Relatively smaller coastal floods that do not involve storms — often referred to as “nuisance“ flooding by NOAA or “sunny day” flooding — have sharply increased in the last 10 years across the U.S. Even in the absence of overwhelming property damage, these recurring floods still close coastal roads, overwhelm drainage systems and damage coastal infrastructure. A Climate Central analysis of 27 U.S. coastal gauges over that time shows that climate change has had an impact on 76 percent of those flood days. The enclosed graphic focuses on the 23 locations analyzed on the East and Gulf Coasts, where climate change impacted 74 percent of the flood days at those sites.
Coastal flood days in the U.S.
Impacts from these floods are worsened during the king tides, the highest astronomical tides of the year. King tides occur when the earth, moon and sun are in perfect alignment, maximizing the gravitational pull on the water. For many locations along the Atlantic and Gulf of Mexico coasts, they happen every October.
For some spots, the human influence is particularly dramatic: in 11 places, ranging from Key West, Fla. to Wilmington, N.C., more than 80 percent of nuisance flood days in that 10-year span can be attributed to human-caused sea level rise. And in both Honolulu and Fernandina Beach, Fla., all of the nuisance flood days (138 days and 16 days, respectively) between 2004-2015 were made possible by climate change.

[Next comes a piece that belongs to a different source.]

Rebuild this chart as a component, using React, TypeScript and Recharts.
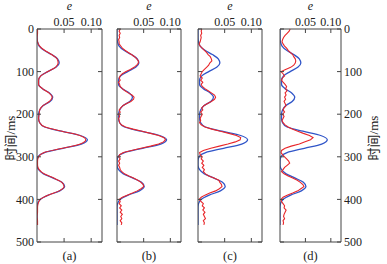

With scientific projections of an additional three feet of sea level rise by the end of the century, today’s king tides may resemble regular high tides in the decades to come, meaning the current king tides provide a glimpse into a watery future. The greenhouse gas emissions we continue to pump into the atmosphere today are committing us to more dramatic changes in our coastlines. If global temperatures are restricted to even just 2°C (3.6°F) higher than the pre-industrial average — the globally agreed upon limit in the Paris Climate Change Agreement — sea level rise could eventually reach 20 ft, globally, as a result of the added heat.